Given data.
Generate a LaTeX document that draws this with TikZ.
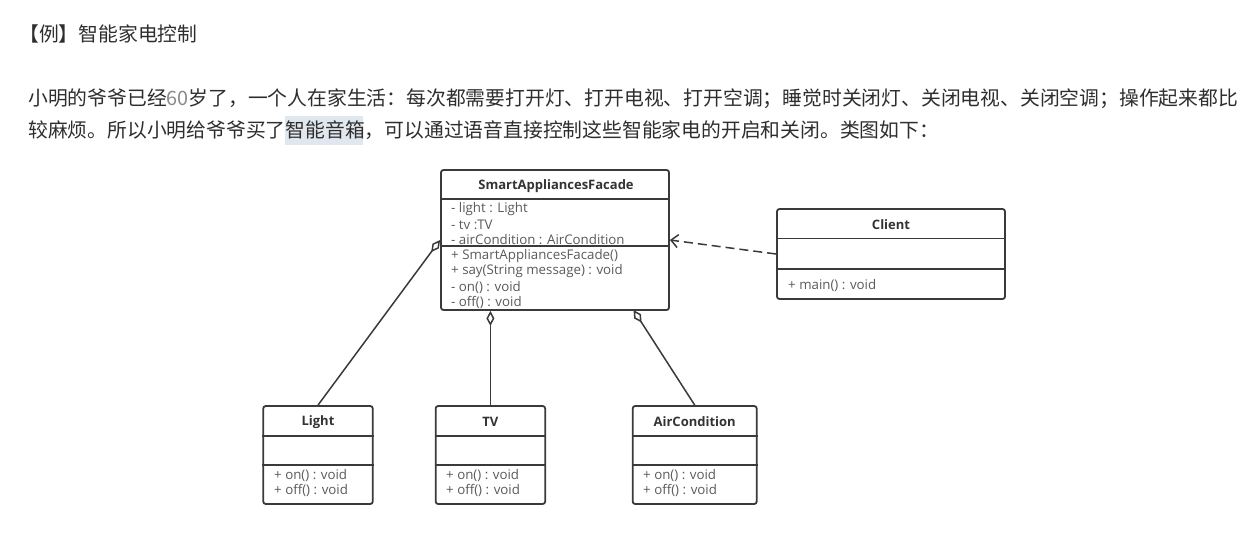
\documentclass[tikz,border=0pt]{standalone}
\usepackage{fontspec}
\setmainfont{Open Sans}
\newfontfamily\cjk{Noto Sans CJK SC}
\usepackage{xcolor}
\usetikzlibrary{arrows.meta}
\definecolor{umlline}{HTML}{3A3A3A}
\definecolor{umltext}{HTML}{333333}
\definecolor{membertext}{HTML}{5A5A5A}
\definecolor{bodytext}{HTML}{2E2E2E}
\definecolor{digits}{HTML}{8A8A8A}
\definecolor{marked}{HTML}{E1E7EE}

\begin{document}
\begin{tikzpicture}[x=1pt,y=-1pt,
    umlbox/.style={draw=umlline, line width=1.8pt, rounded corners=2.5pt, inner sep=0pt},
    sepline/.style={draw=umlline, line width=1.6pt},
    classname/.style={font=\bfseries\fontsize{13}{15}\selectfont, text=umltext, inner sep=0pt},
    member/.style={anchor=west, font=\fontsize{13.3}{15}\selectfont, text=membertext, inner sep=0pt},
    cjktext/.style={anchor=base west, font=\cjk\fontsize{19.8}{24}\selectfont, text=bodytext, inner sep=0pt},
    aggr/.style={draw=umlline, line width=1.5pt, {Diamond[open,length=15pt,width=8pt]}-},
    depend/.style={draw=umlline, line width=1.5pt, dash pattern=on 9pt off 5pt, -{Straight Barb[length=7pt,width=13pt]}}]
    \useasboundingbox (0,0) rectangle (1252,547);
    \fill[white] (0,0) rectangle (1252,547);

    % text above the diagram
    \fill[marked] (285,116) rectangle (363,145);
    \node[cjktext] (title) at (19,41) {【例】智能家电控制};
    \node[cjktext] (line1) at (28,105.5) {小明的爷爷已经{\color{digits}60}岁了，一个人在家生活：每次都需要打开灯、打开电视、打开空调；睡觉时关闭灯、关闭电视、关闭空调；操作起来都比};
    \node[cjktext] (line2) at (28,137.5) {较麻烦。所以小明给爷爷买了智能音箱，可以通过语音直接控制这些智能家电的开启和关闭。类图如下：};

    % facade
    \node[umlbox, minimum width=228pt, minimum height=140pt] (facade) at (555,240) {};
    \draw[sepline] (facade.west |- 0,199) -- (facade.east |- 0,199);
    \draw[sepline] (facade.west |- 0,246) -- (facade.east |- 0,246);
    \node[classname] (facadename) at (556,186) {SmartAppliancesFacade};
    \node[member] (fa1) at (451,209) {- light : Light};
    \node[member] (fa2) at (451,224.5) {- tv :TV};
    \node[member] (fa3) at (451,240) {- airCondition : AirCondition};
    \node[member] (fm1) at (451,256) {+ SmartAppliancesFacade()};
    \node[member] (fm2) at (451,271.5) {+ say(String message) : void};
    \node[member] (fm3) at (451,287) {- on() : void};
    \node[member] (fm4) at (451,302.5) {- off() : void};

    % client
    \node[umlbox, minimum width=228pt, minimum height=90pt] (client) at (891,254) {};
    \draw[sepline] (client.west |- 0,238.5) -- (client.east |- 0,238.5);
    \draw[sepline] (client.west |- 0,269) -- (client.east |- 0,269);
    \node[classname] (clientname) at (891,225) {Client};
    \node[member] (cm1) at (788,285.5) {+ main() : void};

    % appliances
    \node[umlbox, minimum width=109.5pt, minimum height=98pt] (light) at (318,455) {};
    \draw[sepline] (light.west |- 0,436) -- (light.east |- 0,436);
    \draw[sepline] (light.west |- 0,465) -- (light.east |- 0,465);
    \node[classname] (lightname) at (318,422) {Light};
    \node[member] (lm1) at (274,475) {+ on() : void};
    \node[member] (lm2) at (274,490.5) {+ off() : void};

    \node[umlbox, minimum width=109.5pt, minimum height=98pt] (tv) at (490.4,455) {};
    \draw[sepline] (tv.west |- 0,436) -- (tv.east |- 0,436);
    \draw[sepline] (tv.west |- 0,465) -- (tv.east |- 0,465);
    \node[classname] (tvname) at (490.4,422) {TV};
    \node[member] (tm1) at (446,475) {+ on() : void};
    \node[member] (tm2) at (446,490.5) {+ off() : void};

    \node[umlbox, minimum width=124pt, minimum height=98pt] (air) at (694.7,455) {};
    \draw[sepline] (air.west |- 0,436) -- (air.east |- 0,436);
    \draw[sepline] (air.west |- 0,465) -- (air.east |- 0,465);
    \node[classname] (airname) at (694.7,422) {AirCondition};
    \node[member] (am1) at (643,475) {+ on() : void};
    \node[member] (am2) at (643,490.5) {+ off() : void};

    % relations
    \coordinate (facadeair) at (633.5,310);
    \draw[aggr] (facade.west) -- (light.north);
    \draw[aggr] (tv.north |- facade.south) -- (tv.north);
    \draw[aggr] (facadeair) -- (air.north);
    \draw[depend] (client.west) -- (facade.east);
\end{tikzpicture}
\end{document}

Problem to solve.
Repeat the listing above from its first line through the line that contains "(line2) at (28,137.5)", both included, and nothing more. Drop the pictures.

Exercise response.
Generate a LaTeX document that draws this with TikZ.
\documentclass[tikz,border=0pt]{standalone}
\usepackage{fontspec}
\setmainfont{Open Sans}
\newfontfamily\cjk{Noto Sans CJK SC}
\usepackage{xcolor}
\usetikzlibrary{arrows.meta}
\definecolor{umlline}{HTML}{3A3A3A}
\definecolor{umltext}{HTML}{333333}
\definecolor{membertext}{HTML}{5A5A5A}
\definecolor{bodytext}{HTML}{2E2E2E}
\definecolor{digits}{HTML}{8A8A8A}
\definecolor{marked}{HTML}{E1E7EE}

\begin{document}
\begin{tikzpicture}[x=1pt,y=-1pt,
    umlbox/.style={draw=umlline, line width=1.8pt, rounded corners=2.5pt, inner sep=0pt},
    sepline/.style={draw=umlline, line width=1.6pt},
    classname/.style={font=\bfseries\fontsize{13}{15}\selectfont, text=umltext, inner sep=0pt},
    member/.style={anchor=west, font=\fontsize{13.3}{15}\selectfont, text=membertext, inner sep=0pt},
    cjktext/.style={anchor=base west, font=\cjk\fontsize{19.8}{24}\selectfont, text=bodytext, inner sep=0pt},
    aggr/.style={draw=umlline, line width=1.5pt, {Diamond[open,length=15pt,width=8pt]}-},
    depend/.style={draw=umlline, line width=1.5pt, dash pattern=on 9pt off 5pt, -{Straight Barb[length=7pt,width=13pt]}}]
    \useasboundingbox (0,0) rectangle (1252,547);
    \fill[white] (0,0) rectangle (1252,547);

    % text above the diagram
    \fill[marked] (285,116) rectangle (363,145);
    \node[cjktext] (title) at (19,41) {【例】智能家电控制};
    \node[cjktext] (line1) at (28,105.5) {小明的爷爷已经{\color{digits}60}岁了，一个人在家生活：每次都需要打开灯、打开电视、打开空调；睡觉时关闭灯、关闭电视、关闭空调；操作起来都比};
    \node[cjktext] (line2) at (28,137.5) {较麻烦。所以小明给爷爷买了智能音箱，可以通过语音直接控制这些智能家电的开启和关闭。类图如下：};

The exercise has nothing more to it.